Note to Self Journal: Tools to Transform Your World
Written by: Rebekah Ballagh
Allen & Unwin
Reviewed by: Alessia Belsito-Riera
There comes a time in your day, in your week, in your year, or in your life in which everything gets a bit harder, a bit less manageable, a bit tougher to face. These moments are inevitable, and they serve a purpose, especially if dealt with knowledgeably and productively. Rebekah Ballagh’s Note to Self Journal: Tools to Transform Your World is for those more difficult moments and can help you turn negative or unproductive habits and thoughts into positive ones by retraining your mindset and providing useful tools to overcome the rough patches.
Through various exercises, affirmations, and prompts, Ballagh creates an engaging, dynamic, and interactive system in Note to Self Journal that shifts your perspective towards balance and acceptance. The journal contains the building blocks to overcome stress, anxiety, insecurity, and self-doubt by offering concrete solutions such as breathing exercises, writing prompts, wellbeing trackers, and scientific explanations for our emotional reactions. The journal guides you down a path of self-acceptance by reinterpreting concrete ways to approach an often-abstract problem. Ballagh confronts the problem head on to find a way to fix it; as long as you’re willing to put in some time, dedication, and mindfulness.
Note to Self Journal is framed by tender and colourful illustrations and characters, adding a layer of exceptional aestheticism. With these guides and companions along for your journey, just flipping through the pages brightens your day and motivates you to become your best self.

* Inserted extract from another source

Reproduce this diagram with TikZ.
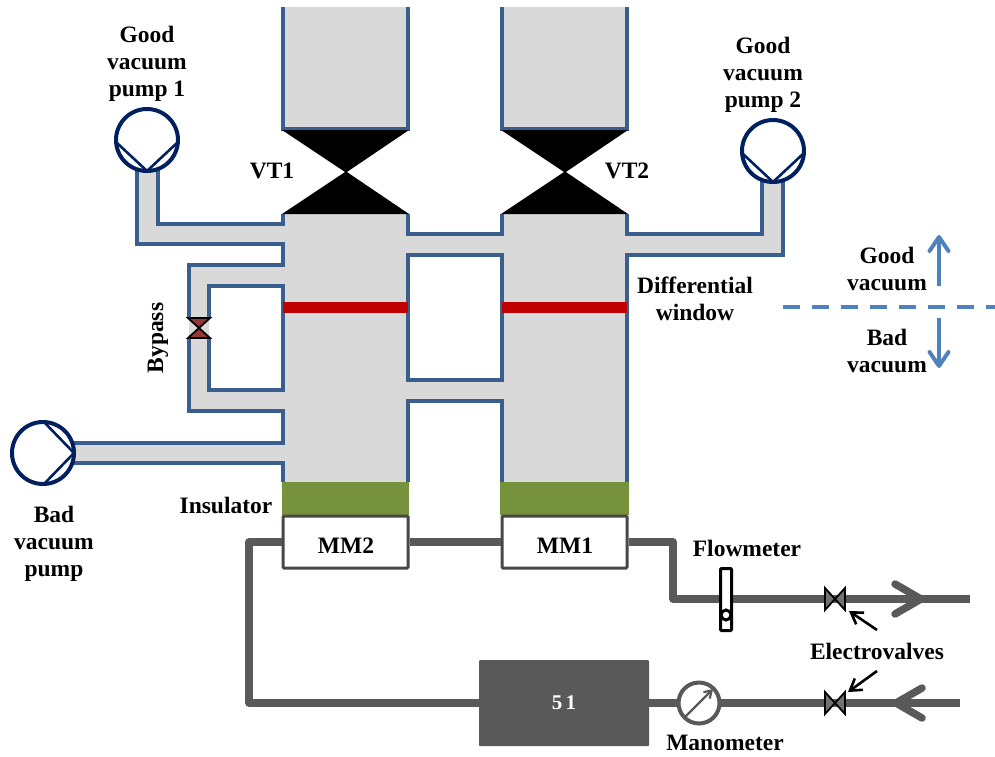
\documentclass[tikz,border=0pt]{standalone}
\usepackage{fontspec}
\setmainfont{Liberation Serif}
\usetikzlibrary{arrows.meta,calc}
\definecolor{wall}{HTML}{3A5F8F}
\definecolor{body}{HTML}{D9D9D9}
\definecolor{navy}{HTML}{002060}
\definecolor{redwin}{HTML}{C00000}
\definecolor{insul}{HTML}{76923C}
\definecolor{pipe}{HTML}{595959}
\definecolor{brick}{HTML}{953735}
\definecolor{sky}{HTML}{4F81BD}
\tikzset{
  x=1pt,y=-1pt,
  lbl/.style={font=\bfseries\fontsize{23.5}{27}\selectfont,align=center,inner sep=0pt,text=black},
  wallline/.style={draw=wall,line width=3.4pt,line join=miter,line cap=butt},
  pumpcirc/.style={circle,draw=navy,line width=4pt,fill=white,minimum size=62pt,inner sep=0pt},
  pumpvee/.style={draw=navy,line width=2.6pt,line join=miter},
  mmbox/.style={draw=pipe!80!black,line width=3pt,fill=white,rounded corners=1pt,minimum width=125pt,minimum height=52pt,inner sep=0pt},
  gaspipe/.style={draw=pipe,line width=7.5pt,line join=round,line cap=butt},
  chev/.style={draw=pipe,line width=7.5pt,line cap=round,line join=miter},
  blackvalve/.style={fill=black},
  evalve/.style={draw=black,line width=1.8pt,fill=pipe!85,line join=miter},
  callout/.style={draw=black,line width=2.6pt,-{Straight Barb[length=11pt,width=14pt,line width=2.6pt]}},
  vacarrow/.style={draw=sky,line width=4pt,-{Straight Barb[length=14pt,width=19pt,line width=4pt,round]}},
}
\begin{document}
\begin{tikzpicture}
\useasboundingbox (0,0) rectangle (995,756);
% gas volume
\fill[body] (283,7) rectangle (408,129);
\fill[body] (502,7) rectangle (627,129);
\fill[body] (283,214) rectangle (408,482);
\fill[body] (502,214) rectangle (627,482);
\fill[body] (408,234) rectangle (502,255);
\fill[body] (408,380) rectangle (502,401);
\fill[body] (137,170) -- (158,170) -- (158,224) -- (283,224) -- (283,244) -- (137,244) -- cycle;
\fill[body] (627,234) -- (762,234) -- (762,180) -- (783,180) -- (783,255) -- (627,255) -- cycle;
\fill[body] (189,265) -- (283,265) -- (283,286) -- (209,286) -- (209,390) -- (283,390) -- (283,411) -- (189,411) -- cycle;
\fill[body] (72,443) rectangle (283,463);
% walls
\draw[wallline] (283,7) -- (283,129) -- (408,129) -- (408,7);
\draw[wallline] (502,7) -- (502,129) -- (627,129) -- (627,7);
\draw[wallline] (137,170) -- (137,244) -- (283,244) -- (283,265) -- (189,265) -- (189,318);
\draw[wallline] (158,170) -- (158,224) -- (283,224) -- (283,214);
\draw[wallline] (209,318) -- (209,286) -- (283,286) -- (283,390) -- (209,390) -- (209,338);
\draw[wallline] (189,338) -- (189,411) -- (283,411) -- (283,443) -- (74,443);
\draw[wallline] (74,463) -- (283,463) -- (283,482);
\draw[wallline] (408,214) -- (408,234) -- (502,234) -- (502,214);
\draw[wallline] (408,482) -- (408,401) -- (502,401) -- (502,482);
\draw[wallline] (408,255) rectangle (502,380);
\draw[wallline] (627,214) -- (627,234) -- (762,234) -- (762,180);
\draw[wallline] (783,180) -- (783,255) -- (627,255) -- (627,482);
% differential windows
\fill[redwin] (283,302) rectangle (408,313);
\fill[redwin] (502,302) rectangle (627,313);
% gate valves
\fill[blackvalve] (282,130) -- (409,130) -- (346,172.6) -- cycle;
\fill[blackvalve] (282,214) -- (409,214) -- (346,171.4) -- cycle;
\fill[blackvalve] (501,130) -- (628,130) -- (565,172.6) -- cycle;
\fill[blackvalve] (501,214) -- (628,214) -- (565,171.4) -- cycle;
% bypass valve
\draw[draw=black,line width=1.8pt,fill=brick,line join=miter] (188,318) -- (210,318) -- (188,338) -- (210,338) -- cycle;
% pumps
\node[pumpcirc] (pumpA) at (147,140) {};
\draw[pumpvee] (117,143) -- (147,171) -- (178,142);
\node[pumpcirc] (pumpB) at (773,151) {};
\draw[pumpvee] (743,154) -- (773,182) -- (804,153);
\node[pumpcirc] (pumpC) at (43,453) {};
\draw[pumpvee] (44,422) -- (74,453) -- (44,484);
% insulators
\fill[insul] (282,482) rectangle (409,515);
\fill[insul] (500,482) rectangle (629,515);
% electrovalve and junction coordinates
\coordinate (evA) at (835,599);
\coordinate (evB) at (835,703);
\coordinate (endA) at (970,599);
\coordinate (endB) at (960,703);
% boxes
\node[mmbox] (mmtwo) at (345.5,542) {};
\node[mmbox] (mmone) at (564.5,542) {};
\node[lbl] at (346,546) {MM2};
\node[lbl] at (565,546) {MM1};
\node[draw=none,fill=pipe,rounded corners=1pt,minimum width=170pt,minimum height=86pt,inner sep=0pt,text=white,font=\bfseries\fontsize{21}{25}\selectfont] (ctrl) at (564,703) {5\,1};
\node[circle,draw=pipe,line width=4pt,fill=white,minimum size=41pt,inner sep=0pt,outer sep=0pt] (mano) at (699,703) {};
% gas circuit
\draw[gaspipe] (mmtwo.west) -- (249,542) -- (249,703) -- (ctrl.west);
\draw[gaspipe] (mmtwo.east) -- (mmone.west);
\draw[gaspipe] (mmone.east) -- (673,542) -- (673,599) -- (endA);
\draw[gaspipe] (ctrl.east) -- (mano.west);
\draw[gaspipe] (mano.east) -- (endB);
% chevrons
\draw[chev] (895,584) -- (921,599) -- (895,614);
\draw[chev] (922,688) -- (896,703) -- (922,718);
% manometer needle
\draw[draw=pipe,line width=2.2pt,-{Straight Barb[length=7pt,width=9pt,line width=2.2pt]}] (685,717) -- (713,689);
% electrovalves
\draw[evalve] ($(evA)+(-10,-11)$) -- ($(evA)+(10,11)$) -- ($(evA)+(10,-11)$) -- ($(evA)+(-10,11)$) -- cycle;
\draw[evalve] ($(evB)+(-10,-11)$) -- ($(evB)+(10,11)$) -- ($(evB)+(10,-11)$) -- ($(evB)+(-10,11)$) -- cycle;
% flowmeter
\node[draw=black,line width=3pt,fill=white,rounded corners=1pt,minimum width=11pt,minimum height=62pt,inner sep=0pt] (flow) at (726,599.5) {};
\draw[black,line width=3pt,fill=white] (726,615) circle (5);
% labels
\node[lbl] (tA) at (147,64) {Good\\vacuum\\pump 1};
\node[lbl] (tB) at (763,75) {Good\\vacuum\\pump 2};
\node[lbl] (tC) at (54,544) {Bad\\vacuum\\pump};
\node[lbl] (tVA) at (272,171) {VT1};
\node[lbl] (tVB) at (627,171) {VT2};
\node[lbl,rotate=90] (tBy) at (158,338) {Bypass};
\node[lbl] (tIn) at (226,505) {Insulator};
\node[lbl] (tDw) at (695,299) {Differential\\window};
\node[lbl] (tFl) at (747,548) {Flowmeter};
\node[lbl] (tMa) at (725,743) {Manometer};
\node[lbl] (tEv) at (877,651) {Electrovalves};
\node[lbl] (tGo) at (887,269) {Good\\vacuum};
\node[lbl] (tBa) at (887,351) {Bad\\vacuum};
% electrovalve callouts
\coordinate (cA) at (877,630);
\coordinate (cB) at (877,671);
\draw[callout] (cA) -- (849,611);
\draw[callout] (cB) -- (848,692);
% vacuum boundary
\coordinate (dashL) at (783,307);
\coordinate (dashR) at (995,307);
\draw[draw=sky,line width=4pt,dash pattern=on 17pt off 12pt] (dashL) -- (dashR);
\coordinate (uA) at (939,286);
\coordinate (uB) at (939,235);
\coordinate (dA) at (939,318);
\coordinate (dB) at (939,368);
\draw[vacarrow] (uA) -- (uB);
\draw[vacarrow] (dA) -- (dB);
\end{tikzpicture}
\end{document}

Ballagh proposes ways in which to “respond rather than react,” encouraging us to be gentle, understanding, and forgiving with ourselves. The journal prompts us to practice the same compassion we would with others towards ourselves, and reminds us that we not only “deserve to be here and take up space”, but also that “[our] voice and [our] needs matter.” Note to Self Journal is calming, it is forgiving, and it provides a safe space for anyone who needs a moment of self-care or encouragement, because as Ballagh reminds us: “[we are] worthy of a beautiful life.”